---------- Raw data ----------
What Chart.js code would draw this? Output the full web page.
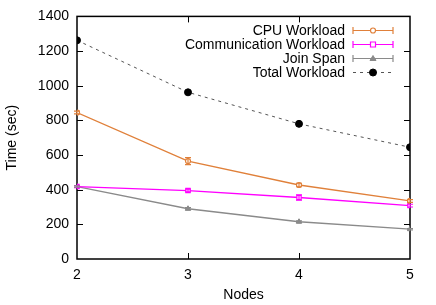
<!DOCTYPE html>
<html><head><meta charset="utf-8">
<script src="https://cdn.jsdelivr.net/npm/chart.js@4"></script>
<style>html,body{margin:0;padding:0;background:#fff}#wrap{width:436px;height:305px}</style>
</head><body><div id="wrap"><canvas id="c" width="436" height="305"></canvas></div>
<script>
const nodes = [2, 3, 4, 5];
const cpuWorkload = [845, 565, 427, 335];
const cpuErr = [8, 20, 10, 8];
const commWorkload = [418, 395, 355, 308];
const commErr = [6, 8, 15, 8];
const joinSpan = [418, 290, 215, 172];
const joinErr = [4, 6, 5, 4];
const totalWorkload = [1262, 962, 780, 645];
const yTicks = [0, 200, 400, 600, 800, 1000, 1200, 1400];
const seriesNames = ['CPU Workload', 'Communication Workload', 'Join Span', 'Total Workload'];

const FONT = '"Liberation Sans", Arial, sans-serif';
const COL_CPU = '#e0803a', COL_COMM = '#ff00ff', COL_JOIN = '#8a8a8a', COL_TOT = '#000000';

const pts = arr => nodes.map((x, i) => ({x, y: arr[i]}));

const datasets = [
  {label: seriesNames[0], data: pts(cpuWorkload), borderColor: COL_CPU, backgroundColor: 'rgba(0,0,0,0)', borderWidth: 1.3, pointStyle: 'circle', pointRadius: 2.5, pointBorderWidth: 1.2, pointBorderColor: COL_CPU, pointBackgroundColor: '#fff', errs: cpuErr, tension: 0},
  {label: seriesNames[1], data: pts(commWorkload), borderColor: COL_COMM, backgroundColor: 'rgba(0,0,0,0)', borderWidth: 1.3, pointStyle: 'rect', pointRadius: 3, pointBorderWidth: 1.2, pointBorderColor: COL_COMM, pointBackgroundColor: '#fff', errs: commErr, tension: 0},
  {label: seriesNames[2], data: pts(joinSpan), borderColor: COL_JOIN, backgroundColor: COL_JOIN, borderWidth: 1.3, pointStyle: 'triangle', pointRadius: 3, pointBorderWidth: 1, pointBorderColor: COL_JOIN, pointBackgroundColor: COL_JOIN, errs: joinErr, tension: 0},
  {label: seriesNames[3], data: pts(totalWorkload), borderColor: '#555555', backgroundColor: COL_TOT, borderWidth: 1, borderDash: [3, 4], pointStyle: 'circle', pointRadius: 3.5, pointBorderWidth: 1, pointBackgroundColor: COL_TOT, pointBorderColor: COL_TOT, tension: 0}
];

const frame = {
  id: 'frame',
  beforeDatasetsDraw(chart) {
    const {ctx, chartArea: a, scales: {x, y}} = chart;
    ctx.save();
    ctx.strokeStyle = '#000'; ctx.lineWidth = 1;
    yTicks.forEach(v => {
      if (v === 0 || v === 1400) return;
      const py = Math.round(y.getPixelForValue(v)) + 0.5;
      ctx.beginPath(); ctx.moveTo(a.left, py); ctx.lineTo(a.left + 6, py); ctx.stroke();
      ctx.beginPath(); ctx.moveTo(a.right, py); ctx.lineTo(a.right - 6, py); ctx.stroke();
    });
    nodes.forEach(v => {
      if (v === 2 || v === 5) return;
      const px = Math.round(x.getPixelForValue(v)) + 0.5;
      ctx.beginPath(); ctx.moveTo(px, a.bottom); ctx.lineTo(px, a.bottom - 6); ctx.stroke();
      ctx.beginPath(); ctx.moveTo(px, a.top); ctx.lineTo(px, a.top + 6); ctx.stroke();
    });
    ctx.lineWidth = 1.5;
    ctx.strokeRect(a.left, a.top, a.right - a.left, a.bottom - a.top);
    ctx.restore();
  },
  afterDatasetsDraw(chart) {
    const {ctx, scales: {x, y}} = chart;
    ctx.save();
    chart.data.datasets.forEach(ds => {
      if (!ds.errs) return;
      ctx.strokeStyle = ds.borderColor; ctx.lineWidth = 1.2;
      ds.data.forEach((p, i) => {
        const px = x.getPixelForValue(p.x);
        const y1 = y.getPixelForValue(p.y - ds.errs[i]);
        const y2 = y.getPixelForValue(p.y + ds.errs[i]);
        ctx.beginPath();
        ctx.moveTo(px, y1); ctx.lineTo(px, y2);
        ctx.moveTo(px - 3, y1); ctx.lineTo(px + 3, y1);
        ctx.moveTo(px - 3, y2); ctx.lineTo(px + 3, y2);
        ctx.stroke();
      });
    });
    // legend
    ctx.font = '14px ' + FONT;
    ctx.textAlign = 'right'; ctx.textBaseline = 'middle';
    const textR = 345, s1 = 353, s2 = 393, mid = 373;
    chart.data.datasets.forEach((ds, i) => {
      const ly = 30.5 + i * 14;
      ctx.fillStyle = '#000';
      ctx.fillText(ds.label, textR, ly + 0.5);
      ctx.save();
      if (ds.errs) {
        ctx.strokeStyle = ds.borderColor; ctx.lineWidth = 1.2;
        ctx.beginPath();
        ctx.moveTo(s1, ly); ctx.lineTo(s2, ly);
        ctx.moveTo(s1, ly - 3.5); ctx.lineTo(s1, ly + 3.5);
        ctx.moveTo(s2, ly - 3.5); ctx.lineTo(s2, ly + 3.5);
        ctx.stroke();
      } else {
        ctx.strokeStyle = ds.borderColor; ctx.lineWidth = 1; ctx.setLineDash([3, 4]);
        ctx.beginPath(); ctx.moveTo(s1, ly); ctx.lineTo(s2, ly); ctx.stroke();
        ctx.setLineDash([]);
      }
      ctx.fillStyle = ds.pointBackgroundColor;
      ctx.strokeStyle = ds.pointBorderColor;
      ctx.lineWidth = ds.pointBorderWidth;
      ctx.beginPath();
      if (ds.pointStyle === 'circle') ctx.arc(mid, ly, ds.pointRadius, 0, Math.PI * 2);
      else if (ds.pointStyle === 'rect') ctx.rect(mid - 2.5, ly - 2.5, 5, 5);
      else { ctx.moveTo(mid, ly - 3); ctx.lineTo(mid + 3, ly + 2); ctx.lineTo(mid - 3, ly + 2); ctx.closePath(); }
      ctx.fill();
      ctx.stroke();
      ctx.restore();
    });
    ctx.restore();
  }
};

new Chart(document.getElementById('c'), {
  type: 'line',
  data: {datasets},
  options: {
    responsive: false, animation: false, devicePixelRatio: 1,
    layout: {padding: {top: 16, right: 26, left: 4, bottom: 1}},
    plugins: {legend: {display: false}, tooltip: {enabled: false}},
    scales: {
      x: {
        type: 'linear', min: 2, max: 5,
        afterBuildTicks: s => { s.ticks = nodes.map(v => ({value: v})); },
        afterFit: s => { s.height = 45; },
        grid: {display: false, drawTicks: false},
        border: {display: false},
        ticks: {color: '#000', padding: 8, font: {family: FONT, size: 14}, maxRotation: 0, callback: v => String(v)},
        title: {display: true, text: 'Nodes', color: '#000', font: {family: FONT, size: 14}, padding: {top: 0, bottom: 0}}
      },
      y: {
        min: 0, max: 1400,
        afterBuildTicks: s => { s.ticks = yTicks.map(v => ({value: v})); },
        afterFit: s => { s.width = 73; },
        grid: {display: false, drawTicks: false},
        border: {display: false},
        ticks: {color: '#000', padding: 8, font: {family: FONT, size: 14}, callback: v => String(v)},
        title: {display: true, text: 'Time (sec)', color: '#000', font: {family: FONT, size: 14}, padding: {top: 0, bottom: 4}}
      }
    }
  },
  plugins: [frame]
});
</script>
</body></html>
----------
▶ Your goal
Starting at the top of the listing above, please restate word for word each line up to and including the one that holds "const pts = arr", omitting every image.

▶ Answer for this exercise
What Chart.js code would draw this? Output the full web page.
<!DOCTYPE html>
<html><head><meta charset="utf-8">
<script src="https://cdn.jsdelivr.net/npm/chart.js@4"></script>
<style>html,body{margin:0;padding:0;background:#fff}#wrap{width:436px;height:305px}</style>
</head><body><div id="wrap"><canvas id="c" width="436" height="305"></canvas></div>
<script>
const nodes = [2, 3, 4, 5];
const cpuWorkload = [845, 565, 427, 335];
const cpuErr = [8, 20, 10, 8];
const commWorkload = [418, 395, 355, 308];
const commErr = [6, 8, 15, 8];
const joinSpan = [418, 290, 215, 172];
const joinErr = [4, 6, 5, 4];
const totalWorkload = [1262, 962, 780, 645];
const yTicks = [0, 200, 400, 600, 800, 1000, 1200, 1400];
const seriesNames = ['CPU Workload', 'Communication Workload', 'Join Span', 'Total Workload'];

const FONT = '"Liberation Sans", Arial, sans-serif';
const COL_CPU = '#e0803a', COL_COMM = '#ff00ff', COL_JOIN = '#8a8a8a', COL_TOT = '#000000';

const pts = arr => nodes.map((x, i) => ({x, y: arr[i]}));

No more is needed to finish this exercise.